Una de las grandes ventajas que muchos conservamos en nuestro querido Portugal es disfrutar de vacaciones de las de antes, de ésas que comienzan apenas iniciado junio –como mucho esperamos en Lisboa hasta el 10, que es el día de Portugal– y que acaban sin prisas a finales de septiembre o ya en octubre, cuando la rebeca o el chaleco sobre los hombros no son suficientes para disfrazar el frescor de las tardes reposadas en los campos del Alentejo. Así las cosas, se imaginarán mis lectores que estando uno con el pie en el estribo, pocas crónicas pueda todavía enviar antes de salir hacia mi quinta de Alcácer do Sal.
Una vez instalado en aquellas calmas, dedicaré los días a la lectura de los excelentes volúmenes que atesora mi biblioteca centenaria, a pasear sin rumbo por senderos que no van a ninguna parte, a comprobar el inexorable estado ruinoso de mis cultivos y a degustar los muchos platos memorables que los menestrales guisan con dedicación ancestral en las frescas cocinas de la quinta.
También invertiré muchas horas –qué duda cabe– en esas siestas reparadoras que el calor de las planicies exige que paguemos como ineludible tributo para compensar las prisas insensatas que nos han ido agotando a lo largo de los meses pasados en Lisboa.
Pero no quiero partir sin antes atender una petición que me llega repetidamente desde España.

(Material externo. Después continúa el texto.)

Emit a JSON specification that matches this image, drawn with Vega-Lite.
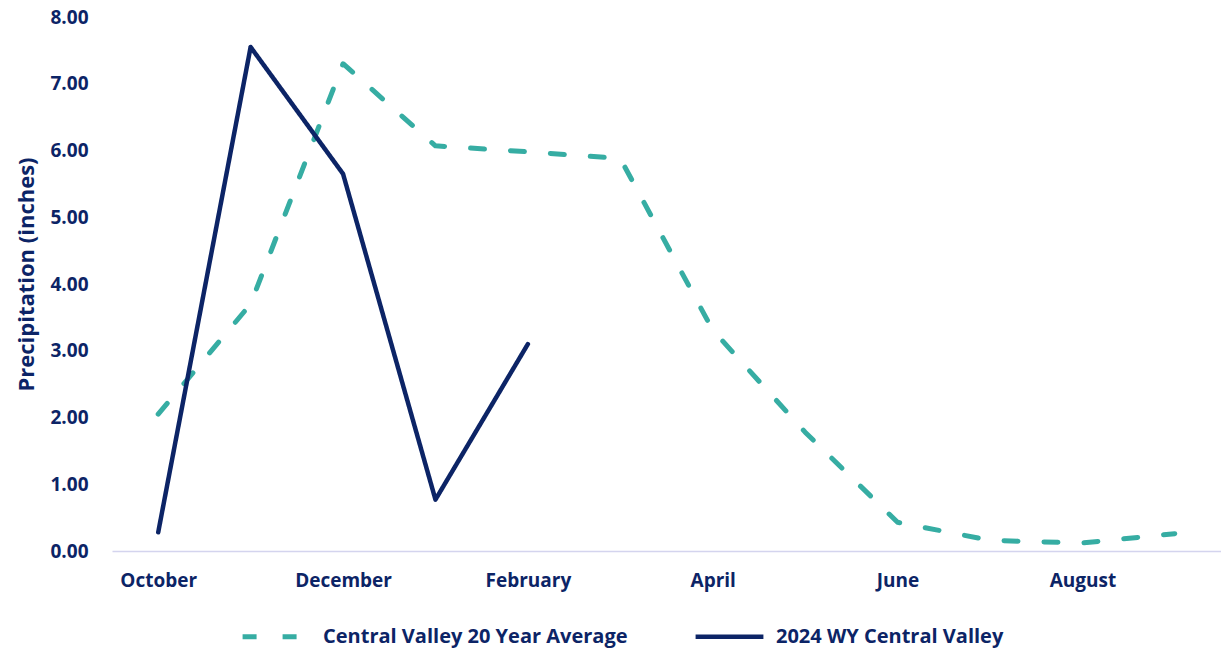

Se preguntan mis lectores si no sería posible que les aclarara cómo disfrutar de un buen vino de Oporto, sin perderse en ese aparente galimatías que son las muchas clases y distintas denominaciones que nuestro buen vino ha desarrollado a lo largo de los siglos. Con mucho agrado intentaré explicarles, con llano lenguaje y evitando pedanterías insulsas, las reglas que han de respetarse frente a un porto bien servido.
Lo primero que tenemos que saber es que, aunque hablemos en castellano, nunca debemos pedir un oporto, sino un porto. Si además decimos que lo que deseamos tomar es un cáliz de porto –jamás un vaso– optaremos a buena nota. Lo segundo que tenemos que tener en cuenta es que antes del almuerzo, o de la cena, se toma un porto seco, esto es, blanco y frío mientras que los demás se reservan para los quesos, los postres y las sobremesas demoradas. También existe el porto blanco dulce y el rosé, con los que ocurre algo parecido a lo de las meigas de nuestros primos gallegos: con saber que existen, sin llegar nunca a catarlos, es más que suficiente. También es muy popular un combinado que mezcla porto seco con agua tónica, el portónico –de nombre casi terapéutico– que aunque no sea mi favorito, no deja de tener cierto interés. Otro combinado, mucho más sugerente, es el famoso porto-fizz, hoy olvidado injustamente por los barmen de moda.
Entre los distintos tipos de tintos, el auténtico apreciador –como nosotros llamamos a los connaisseurs– sabe que a primera hora de la tarde puede disfrutarse con un porto red –denostado hoy en día– luego con un ruby, un poco más tarde, con un tawny y acabar el día con un vintage.
En toda casa que se precie hay siempre abierta una botella de tawny, a ser posible traspasada despacio, con el mimo necesario, a un decantador de cristal tallado del que se ofrece una copa a todo el que nos visita.
El vintage es cosa todavía más seria. Esta denominación se reserva para aquellos años extraordinarios que han producido vinos excelentes en toda la denominación de origen. De la misma manera, los LBV (Late Bottle Vintage), son aquellos vinos que, aunque la añada no haya sido extraordinaria, el productor cree que son magníficos y por tanto compromete su propio prestigio otorgándoles tal denominación. Estas dos clases de porto se caracterizan por encerrar aromas y sabores tan sutiles que, si no se disfrutan al momento, se evaporan con rapidez extraordinaria. Por tanto, una vez abierta y decantada la botella, el vintage se comparte con la familia y los amigos hasta acabarlo por completo.
Bienvenidas sean estas breves notas si despiertan la curiosidad de mis amigos españoles hacia uno de los mejores productos de Portugal. Si no, sirvan al menos para desear a todos unas excelentes vacaciones.